I came across an article “Incompatible With Life,” A Death Sentence for Unborn Children” written by Cora Sherlock today. The article discusses the arguement that women who receive an adverse pre-natal diagnosis for their unborn child should be given the opportunity to abort that child in Ireland without having to cross over to the UK.
The opportunity would be given to those who had conditions deemed “incompatible with life” if those who are calling for the legislation had their way. I loved the way that Cora talked about the term “Incompatible with life”.

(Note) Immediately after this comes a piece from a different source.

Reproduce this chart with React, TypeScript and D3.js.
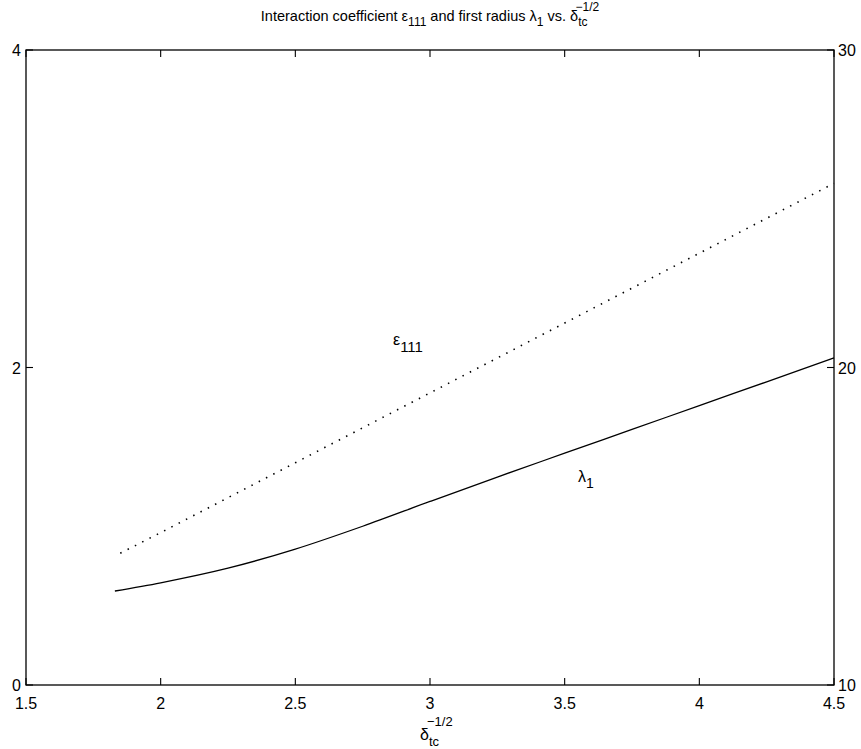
import React from "react";
import * as d3 from "d3";

const xTicks = [1.5, 2, 2.5, 3, 3.5, 4, 4.5];
const xTickLabels = ["1.5", "2", "2.5", "3", "3.5", "4", "4.5"];
const yLeftTicks = [0, 2, 4];
const yRightTicks = [10, 20, 30];

// epsilon_111 (left axis)
const epsX = [1.85, 2.0, 2.25, 2.5, 2.75, 3.0, 3.25, 3.5, 3.75, 4.0, 4.25, 4.5];
const epsY = [0.83, 0.96, 1.18, 1.40, 1.62, 1.84, 2.06, 2.28, 2.50, 2.72, 2.94, 3.16];

// lambda_1 (right axis)
const lamX = [1.83, 2.0, 2.25, 2.5, 2.75, 3.0, 3.25, 3.5, 3.75, 4.0, 4.25, 4.5];
const lamY = [12.96, 13.22, 13.68, 14.28, 15.0, 15.78, 16.55, 17.3, 18.05, 18.8, 19.55, 20.3];

const W = 861;
const H = 749;
const L = 26, R = 834, T = 50, B = 685;
const font = "'Liberation Sans', Arial, Helvetica, sans-serif";

export default function App() {
  const x = d3.scaleLinear().domain([1.5, 4.5]).range([L, R]);
  const yl = d3.scaleLinear().domain([0, 4]).range([B, T]);
  const yr = d3.scaleLinear().domain([10, 30]).range([B, T]);

  const epsLine = d3
    .line<number>()
    .x((_, i) => x(epsX[i]))
    .y((d) => yl(d))
    .curve(d3.curveMonotoneX)(epsY) as string;
  const lamLine = d3
    .line<number>()
    .x((_, i) => x(lamX[i]))
    .y((d) => yr(d))
    .curve(d3.curveMonotoneX)(lamY) as string;

  const tk = 7;
  return (
    <svg
      width={W}
      height={H}
      style={{ position: "absolute", left: 0, top: 0, background: "#fff" }}
      fontFamily={font}
    >
      <rect x={0} y={0} width={W} height={H} fill="#fff" />
      {/* title */}
      <text x={430} y={21} fontSize={14.5} textAnchor="middle" fill="#000">
        Interaction coefficient ε
        <tspan dy={5} fontSize={12}>111</tspan>
        <tspan dy={-5}> and first radius λ</tspan>
        <tspan dy={5} fontSize={12}>1</tspan>
        <tspan dy={-5}> vs. δ</tspan>
        <tspan dy={5} fontSize={12}>tc</tspan>
        <tspan dx={-12} dy={-15} fontSize={12}>−1/2</tspan>
      </text>

      {/* box */}
      <rect x={L} y={T} width={R - L} height={B - T} fill="none" stroke="#000" strokeWidth={1.3} />

      {/* x ticks */}
      {xTicks.map((t, i) => (
        <g key={"xt" + i}>
          <line x1={x(t)} x2={x(t)} y1={B} y2={B - tk} stroke="#000" strokeWidth={1.1} />
          <line x1={x(t)} x2={x(t)} y1={T} y2={T + tk} stroke="#000" strokeWidth={1.1} />
          <text x={x(t)} y={709} fontSize={16} textAnchor="middle" fill="#000">
            {xTickLabels[i]}
          </text>
        </g>
      ))}
      {/* left ticks */}
      {yLeftTicks.map((t) => (
        <g key={"yl" + t}>
          <line x1={L} x2={L + tk} y1={yl(t)} y2={yl(t)} stroke="#000" strokeWidth={1.1} />
          <text x={L - 5} y={yl(t) + 6} fontSize={16} textAnchor="end" fill="#000">
            {t}
          </text>
        </g>
      ))}
      {/* right ticks */}
      {yRightTicks.map((t) => (
        <g key={"yr" + t}>
          <line x1={R} x2={R - tk} y1={yr(t)} y2={yr(t)} stroke="#000" strokeWidth={1.1} />
          <text x={R + 4} y={yr(t) + 6} fontSize={16} textAnchor="start" fill="#000">
            {t}
          </text>
        </g>
      ))}

      {/* curves */}
      <path d={epsLine} fill="none" stroke="#000" strokeWidth={1.6} strokeDasharray="1.5 6.7" />
      <path d={lamLine} fill="none" stroke="#000" strokeWidth={1.3} />

      {/* curve labels */}
      <text x={393} y={345} fontSize={16} fill="#000">
        ε<tspan dy={7} fontSize={15}>111</tspan>
      </text>
      <text x={578} y={482} fontSize={16} fill="#000">
        λ<tspan dy={6} fontSize={14}>1</tspan>
      </text>

      {/* x label */}
      <text x={420} y={740} fontSize={16} fill="#000">
        δ<tspan dy={6} fontSize={13}>tc</tspan>
        <tspan dx={-12} dy={-20} fontSize={13}>−1/2</tspan>
      </text>
    </svg>
  );
}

““Incompatible with life” – it’s such a dread-full sentence. After all, shouldn’t we instead embrace the language of hope? Especially at those times when there appears to be little or no hope to cling to – these are the times we need it most of all. There are too many instances of babies being pronounced “incompatible with life”, and then going on to live happy lives, for us to accept it as a final judgement in every case. Sometimes doctors get it wrong.”
Further on in the article Cora writes:
“Perhaps what we need is a better acknowledgement of what is happening in these cases – a beloved family member is dying before her time. The fact that she is unborn doesn’t change that fact, and it should inform our response accordingly.”
I thought this was such a beautiful way to think about the child and the situation that the family faces. A way of thinking that should inform every medical professional and every family member when such a diagnosis is made.
At Family Life International NZ we have committed ourselves to supporting families who are going through this very situation. We have started the Therese Programme which supports families after an adverse pre-natal diagnosis. We have been able to support a number of families in various ways according to their individual situations over the last few years. We have rejoiced when a baby diagnosed with anecephaly pre-natally was born perfectly healthy in every way. We have also mourned the death of a little baby whose funeral was held in our little chapel, and supported her family through that.
In 2010 there were 206 abortions performed in New Zealand for the specific reason of having a “handicapped child”. (Some of these would be for conditions such as Down Syndrome which do not fall in the “incompatible with life” category). Some of these aborted children would have been mis-diagnosed.
Our aim is to make abortion unthinkable when an adverse pre-natal diagnosis is made. Our Therese Programme will work some way towards building a culture where parents and families protect, nurture and love their babies who may not live or who are born with a disability.